La France confite est soumise depuis plus de deux semaines à une communication dont le caractère “propagandiste” s’affiche tous les jours avec un peu plus de force.
Massive, répétitive, dénégatrice, la parole de l’exécutif envahit l’espace public de telle sorte qu’elle vise à assourdir et à contester toute autre parole qui pourrait remettre en question l’ordre communicant que le pouvoir souhaite étendre à toute la société.
En tout juste une semaine, nous avons assisté à deux adresses présidentielles (Mulhouse et Angers), deux interventions du Premier ministre (samedi et jeudi ), sans compter le point d’information quotidien du Directeur général de la santé qui n’est pas sans poser de nombreux problèmes quant aux contenus qu’il peut ou non délivrer. On objectera avec raison qu’il est légitime en ces temps singuliers que le pouvoir s’exprime pour informer et rendre des comptes aux Français. Encore faudrait-il que ce soit là son intention…
On doutera donc de la sincérité exhaustive de ces exercices, tant ils traduisent l’auto-justification et le non-dit.

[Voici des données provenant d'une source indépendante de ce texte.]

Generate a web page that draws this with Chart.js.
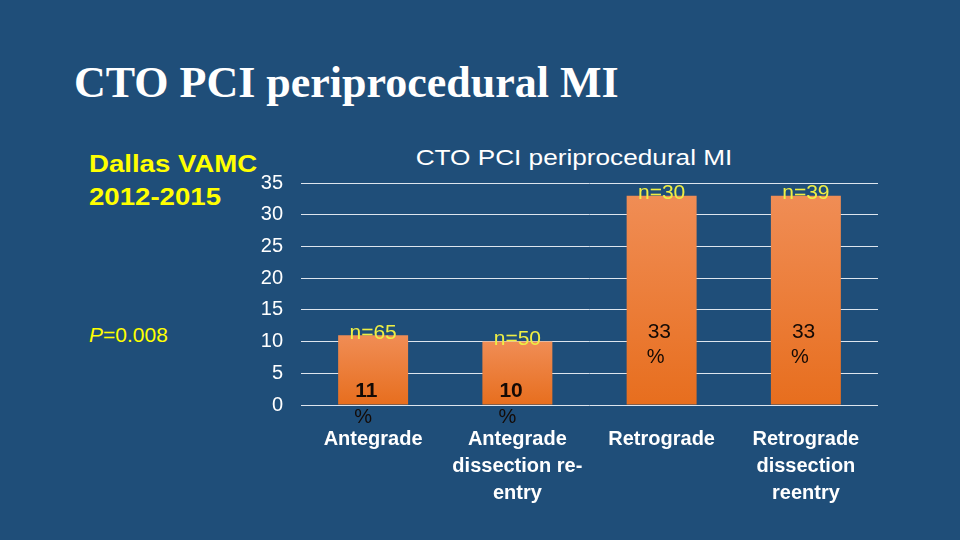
<!DOCTYPE html>
<html>
<head>
<meta charset="utf-8">
<script src="https://cdn.jsdelivr.net/npm/chart.js@4/dist/chart.umd.min.js"></script>
<style>
    body {
        margin: 0;
        width: 960px;
        height: 540px;
        overflow: hidden;
        background: #1f4e79;
        position: relative;
        font-family: "Liberation Sans", Arial, sans-serif;
    }

    #slideTitle {
        position: absolute;
        left: 74px;
        top: 61px;
        font: bold 44px / 1 "Liberation Serif", "Times New Roman", serif;
        color: #fff;
        white-space: nowrap;
    }

    #site {
        position: absolute;
        left: 89px;
        top: 147px;
        font-weight: bold;
        font-size: 24px;
        line-height: 33px;
        color: #ffff00;
        transform: scaleX(1.15);
        transform-origin: left top;
        white-space: nowrap;
    }

    #pValue {
        position: absolute;
        left: 89px;
        top: 324px;
        font-size: 21px;
        line-height: 1;
        color: #ffff00;
    }

    #chartTitle {
        position: absolute;
        left: 574px;
        top: 147px;
        font-size: 22px;
        line-height: 1;
        color: #fff;
        white-space: nowrap;
        transform: translateX(-50%) scaleX(1.19);
    }

    #miChart {
        position: absolute;
        left: 200px;
        top: 130px;
    }
</style>
</head>
<body>
<div id="slideTitle">CTO PCI periprocedural MI</div>
<div id="site">Dallas VAMC<br>2012-2015</div>
<div id="pValue"><i>P</i>=0.008</div>
<div id="chartTitle">CTO PCI periprocedural MI</div>
<canvas id="miChart" width="748" height="400"></canvas>

<script>
    const categories = [
        ["Antegrade"],
        ["Antegrade", "dissection re-", "entry"],
        ["Retrograde"],
        ["Retrograde", "dissection", "reentry"],
    ];

    const miRates = [11, 10, 33, 33];
    const pctLabels = ["11", "10", "33", "33"];
    const sampleSizes = ["n=65", "n=50", "n=30", "n=39"];

    const yMin = 0;
    const yMax = 35;
    const yStep = 5;

    const FONT = '"Liberation Sans", Arial, sans-serif';

    /*
    |--------------------------------------------------------------------------
    | Bar labels (n= on top, % inside)
    |--------------------------------------------------------------------------
    */

    const barLabels = {
        id: "barLabels",

        afterDatasetsDraw(chart) {
            const { ctx } = chart;
            const base = chart.scales.y.getPixelForValue(0);

            chart.getDatasetMeta(0).data.forEach((bar, i) => {
                const h = base - bar.y;
                const tall = h > 120;
                const y1 = tall ? base - h * 0.35 : base - 14;
                const x1 = tall ? bar.x - 14 : bar.x - 18;

                ctx.save();
                ctx.textBaseline = "middle";

                ctx.textAlign = "center";
                ctx.fillStyle = "#eeee44";
                ctx.font = "21px " + FONT;
                ctx.fillText(sampleSizes[i], bar.x, bar.y - 2);

                ctx.textAlign = "left";
                ctx.fillStyle = "#140a05";
                ctx.font = (tall ? "" : "bold ") + "21px " + FONT;
                ctx.fillText(pctLabels[i], x1, y1);

                ctx.font = "20px " + FONT;
                ctx.fillText("%", x1 - 1, y1 + 26);
                ctx.restore();
            });
        },
    };

    function barGradient(context) {
        const { chart, dataIndex } = context;

        if (!chart.chartArea) {
            return "#ed7d31";
        }

        const y = chart.scales.y;
        const top = y.getPixelForValue(miRates[dataIndex]);
        const bottom = y.getPixelForValue(0);
        const g = chart.ctx.createLinearGradient(0, top, 0, bottom);

        g.addColorStop(0, "#f08d55");
        g.addColorStop(1, "#e76e1e");

        return g;
    }

    new Chart(document.getElementById("miChart"), {
        type: "bar",

        data: {
            labels: categories,

            datasets: [
                {
                    data: miRates,
                    backgroundColor: barGradient,
                    borderWidth: 0,
                    categoryPercentage: 1,
                    barPercentage: 0.485,
                },
            ],
        },

        options: {
            responsive: false,
            animation: false,
            devicePixelRatio: 1,

            layout: {
                padding: { left: 0, right: 70, top: 53, bottom: 0 },
            },

            plugins: {
                legend: { display: false },
                tooltip: { enabled: false },
            },

            scales: {
                x: {
                    grid: { display: false },
                    border: { display: false },

                    ticks: {
                        color: "#ffffff",
                        font: { family: FONT, size: 20, weight: "bold", lineHeight: 1.35 },
                        padding: 13,
                        maxRotation: 0,
                        autoSkip: false,
                    },

                    afterFit: (s) => {
                        s.height = 125;
                    },
                },

                y: {
                    min: yMin,
                    max: yMax,

                    grid: {
                        color: "#dde5ee",
                        drawTicks: false,
                    },

                    border: { display: false },

                    ticks: {
                        stepSize: yStep,
                        color: "#ffffff",
                        font: { family: FONT, size: 20 },
                        padding: 18,
                    },

                    afterFit: (s) => {
                        s.width = 101;
                    },
                },
            },
        },

        plugins: [barLabels],
    });
</script>
</body>
</html>
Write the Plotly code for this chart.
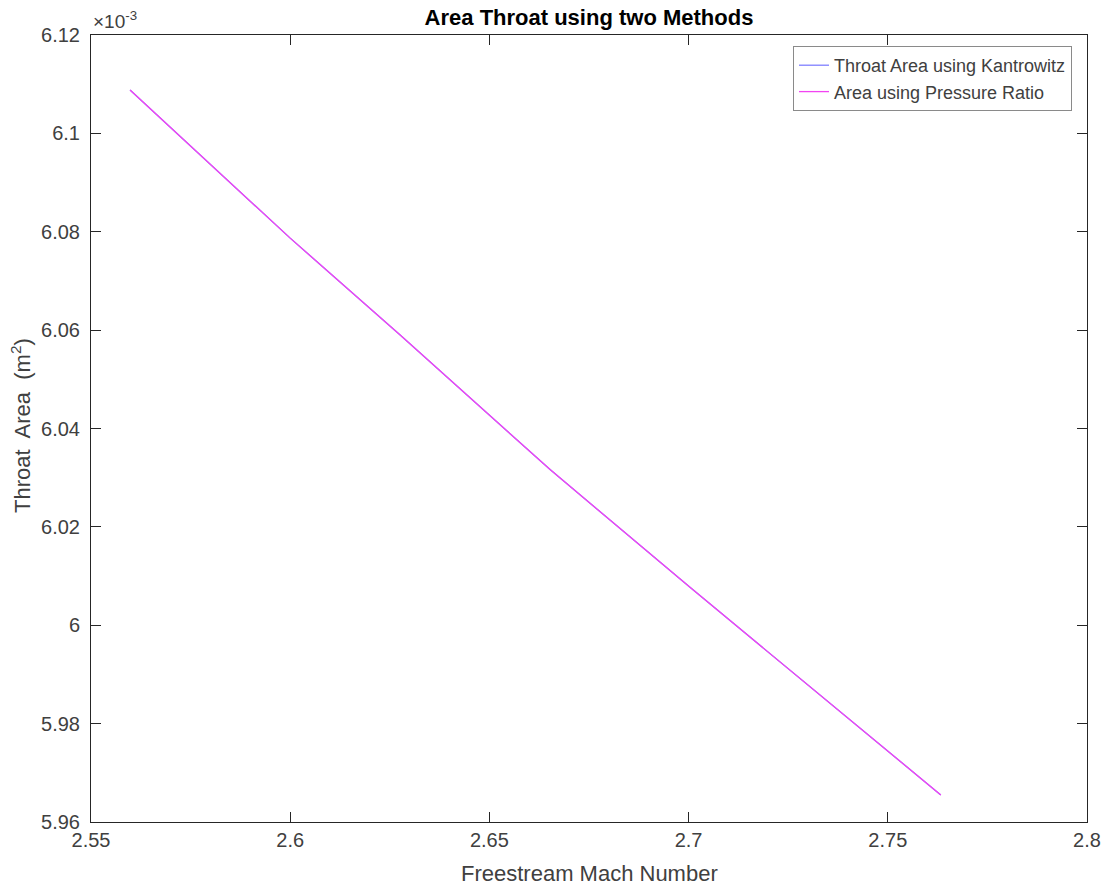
import plotly.graph_objects as go

# Freestream Mach number (x) and throat area in units of 1e-3 m^2 (y)
mach = [2.5598, 2.6000, 2.6276, 2.6653, 2.7005, 2.7339, 2.7633]
area_kantrowitz = [6.1088, 6.0787, 6.0590, 6.0316, 6.0076, 5.9852, 5.9655]
area_pressure = [6.1088, 6.0787, 6.0590, 6.0316, 6.0076, 5.9852, 5.9655]

x_ticks = [2.55, 2.6, 2.65, 2.7, 2.75, 2.8]
x_ticktext = ["2.55", "2.6", "2.65", "2.7", "2.75", "2.8"]
y_ticks = [5.96, 5.98, 6.0, 6.02, 6.04, 6.06, 6.08, 6.1, 6.12]
y_ticktext = ["5.96", "5.98", "6", "6.02", "6.04", "6.06", "6.08", "6.1", "6.12"]

FONT = "Liberation Sans, Arial, Helvetica, sans-serif"
AX = "#262626"
TXT = "#404040"

L, R, T, B = 91, 20, 35, 64
PW, PH = 1107 - L - R, 886 - T - B

fig = go.Figure()
fig.add_trace(go.Scatter(x=mach, y=area_kantrowitz, mode="lines",
                         name="Throat Area using Kantrowitz",
                         line=dict(color="#7f7fff", width=1.3)))
fig.add_trace(go.Scatter(x=mach, y=area_pressure, mode="lines",
                         name="Area using Pressure Ratio",
                         line=dict(color="#f244f2", width=1.3)))

fig.update_layout(
    width=1107, height=886,
    margin=dict(l=L, r=R, t=T, b=B, autoexpand=False),
    paper_bgcolor="white", plot_bgcolor="white",
    font=dict(family=FONT, size=20, color=TXT),
    title=dict(text="<b>Area Throat using two Methods</b>", x=0.5, xanchor="center",
               xref="paper", y=1 - 17 / 886, yanchor="middle",
               font=dict(family=FONT, size=22, color="black")),
    legend=dict(x=(1072 - L) / PW, y=1 - (46 - T) / PH, xanchor="right", yanchor="top",
                bgcolor="white", bordercolor="#8a8a8a", borderwidth=1,
                font=dict(family=FONT, size=18, color=TXT),
                tracegroupgap=0),
    showlegend=True,
)
fig.update_xaxes(range=[2.55, 2.8], tickvals=x_ticks, ticktext=x_ticktext,
                 showgrid=False, zeroline=False, automargin=False,
                 showline=True, linecolor=AX, linewidth=1, mirror="ticks",
                 ticks="inside", ticklen=10, tickcolor=AX,
                 tickfont=dict(size=20, color=TXT))
fig.update_yaxes(range=[5.96, 6.12], tickvals=y_ticks, ticktext=y_ticktext,
                 showgrid=False, zeroline=False, automargin=False,
                 showline=True, linecolor=AX, linewidth=1, mirror="ticks",
                 ticks="inside", ticklen=10, tickcolor=AX,
                 tickfont=dict(size=20, color=TXT), ticklabelstandoff=6)
fig.add_annotation(text="Freestream Mach Number", xref="paper", yref="paper",
                   x=0.5, y=(822 - 873) / PH, xanchor="center", yanchor="middle",
                   showarrow=False, font=dict(family=FONT, size=22, color=TXT))
fig.add_annotation(text="Throat  Area  (m<sup>2</sup>)", xref="paper", yref="paper",
                   x=(21 - L) / PW, y=(822 - 426) / PH, xanchor="center", yanchor="middle",
                   textangle=-90, showarrow=False, font=dict(family=FONT, size=22, color=TXT))
fig.add_annotation(text="×10<sup>-3</sup>", xref="paper", yref="paper", x=0, y=1,
                   xanchor="left", yanchor="bottom", showarrow=False, xshift=0, yshift=1,
                   font=dict(family=FONT, size=19, color=TXT))

fig.write_html("out.html")
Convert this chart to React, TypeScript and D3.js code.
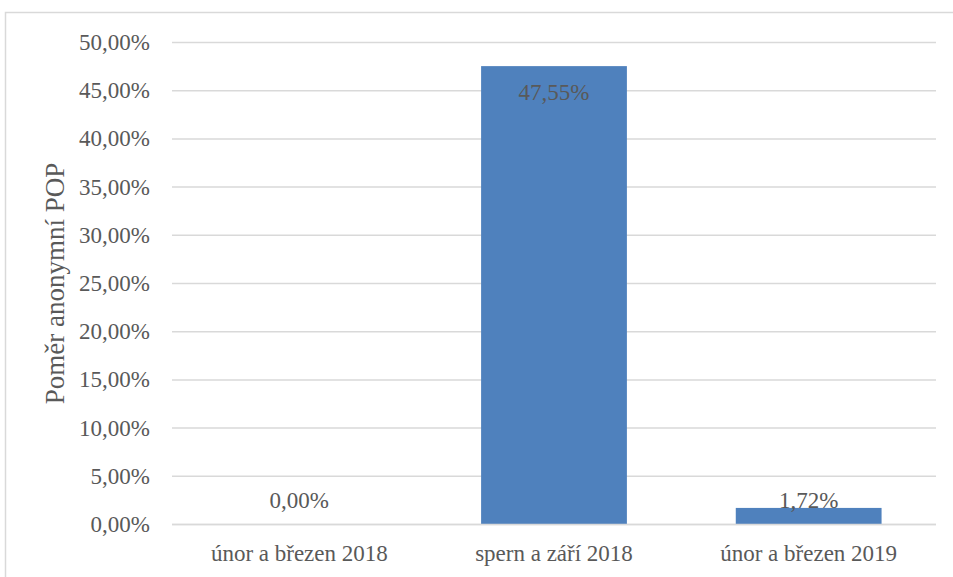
import React from "react";
import * as d3 from "d3";

const categories = ["únor a březen 2018", "spern a září 2018", "únor a březen 2019"];
const values = [0.0, 47.55, 1.72];
const yTicks = [0, 5, 10, 15, 20, 25, 30, 35, 40, 45, 50];
const yTitle = "Poměr anonymní POP";

const W = 953;
const H = 577;
const FONT = "'Liberation Serif', 'Times New Roman', 'DejaVu Serif', serif";
const TEXT = "#595959";

const fmt = (v: number) => v.toFixed(2).replace(".", ",") + "%";

const txtStyle: React.CSSProperties = { fontFamily: FONT, fontSize: "23px" };
const titleStyle: React.CSSProperties = { fontFamily: FONT, fontSize: "27px" };

export default function App() {
  const left = 172;
  const right = 936;
  const top = 42.5;
  const bottom = 524.5;

  const x = d3
    .scaleBand<string>()
    .domain(categories)
    .range([left, right])
    .paddingInner(0.4275)
    .paddingOuter(0.21375);
  const y = d3.scaleLinear().domain([0, 50]).range([bottom, top]);

  return (
    <svg
      width={W}
      height={H}
      style={{ position: "absolute", left: 0, top: 0, background: "#fff" }}
    >
      <rect x={5.5} y={12.5} width={W + 10} height={H + 10} fill="#fff" stroke="#d9d9d9" strokeWidth={1.5} />
      {yTicks.map((t) => (
        <g key={t}>
          <line x1={left} x2={right} y1={y(t)} y2={y(t)} stroke="#d9d9d9" strokeWidth={1.5} />
          <text x={150} y={y(t)} dy="0.33em" textAnchor="end" style={txtStyle} fill={TEXT}>
            {fmt(t)}
          </text>
        </g>
      ))}
      {categories.map((c, i) => {
        const bx = x(c) as number;
        const top0 = y(values[i]);
        const ly = Math.min(top0 + 34, bottom - 17);
        return (
          <g key={c}>
            <rect x={bx} y={top0} width={x.bandwidth()} height={bottom - top0} fill="#4f81bd" />
            <text x={bx + x.bandwidth() / 2} y={ly} textAnchor="middle" style={txtStyle} fill={TEXT}>
              {fmt(values[i])}
            </text>
            <text x={bx + x.bandwidth() / 2} y={561} textAnchor="middle" style={txtStyle} fill={TEXT}>
              {c}
            </text>
          </g>
        );
      })}
      <line x1={left} x2={right} y1={bottom} y2={bottom} stroke="#d9d9d9" strokeWidth={1.5} />
      <text
        transform={`translate(64, ${(top + bottom) / 2}) rotate(-90)`}
        textAnchor="middle"
        style={titleStyle}
        fill={TEXT}
      >
        {yTitle}
      </text>
    </svg>
  );
}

La première est la basse permanente du discours de l’exécutif. Qu’il s’agisse du Président ou du Premier ministre, l’un et l’autre refusent, mots à l’appui, de reconnaître une quelconque responsabilité d’Etat dans le défaut de réactivité, avéré pourtant, et la pénurie de moyens, criante tout autant. Arguant des difficultés similaires de nos voisins européens, constatant mezzo voce que le ” jour d’après” devra remédier à des inconséquences dont ils ne sont pas, force est de le constater, exclusivement comptables, ils balayent d’un revers de main les alertes sur le déficit en masques observé par nombre de professionnels dès février, l’absence incompréhensible de tests, la tension à prévoir sur l’offre de soins annoncée par les soignants depuis des semaines.
Ils ne peuvent pour autant échapper, nonobstant une com’ de propagande, à la mémoire des messages “rassurants” de Mme Buzyn en janvier, des propos de leur porte-parole sur l’inutilité des masques, des atermoiements relatifs à l’usage de la chloroquine, etc…
La restauration de la crédibilité de l’Etat est pourtant indissociable de sa capacité à dire la vérité et de reconnaître, si besoin, ses manquements.
Il s’agit même d’un principe de la com’ de crise. Les non-dits prolongent cette impression falsifiante qui s’installe au fur et à mesure de la durée du confinement. L’absence de chiffres consolidés sur la mortalité ne peut qu’entretenir ainsi le doute quant à la sincérité des informations communiquées par les pouvoirs publics.
Alors que les libertés publiques sont mises à mal par la crise, que la verbalisation des contrevenants laissent parfois apparaître des contrôles dérogatoires au contenu même des décrets régissant la restriction de circulation comme le constatent sur le terrain judiciaire un certain nombre d’avocats et que les mesures annoncées pour soutenir une économie fragilisée sont assorties de conditions dont on peut craindre qu’elles soient très restrictives au regard des annonces politiques, le climat qui s’installe, sous couvert d’urgence sanitaire, bascule dans une étrange léthargie “a-démocratique” auquel s’ajoute le risque d’un crash économique des plus préoccupants. La tonalité du moment exige de restaurer un État fort sur ses moyens, modeste dans sa parole publique, exigeant dans le respect du droit, et respectueux des contre-pouvoirs.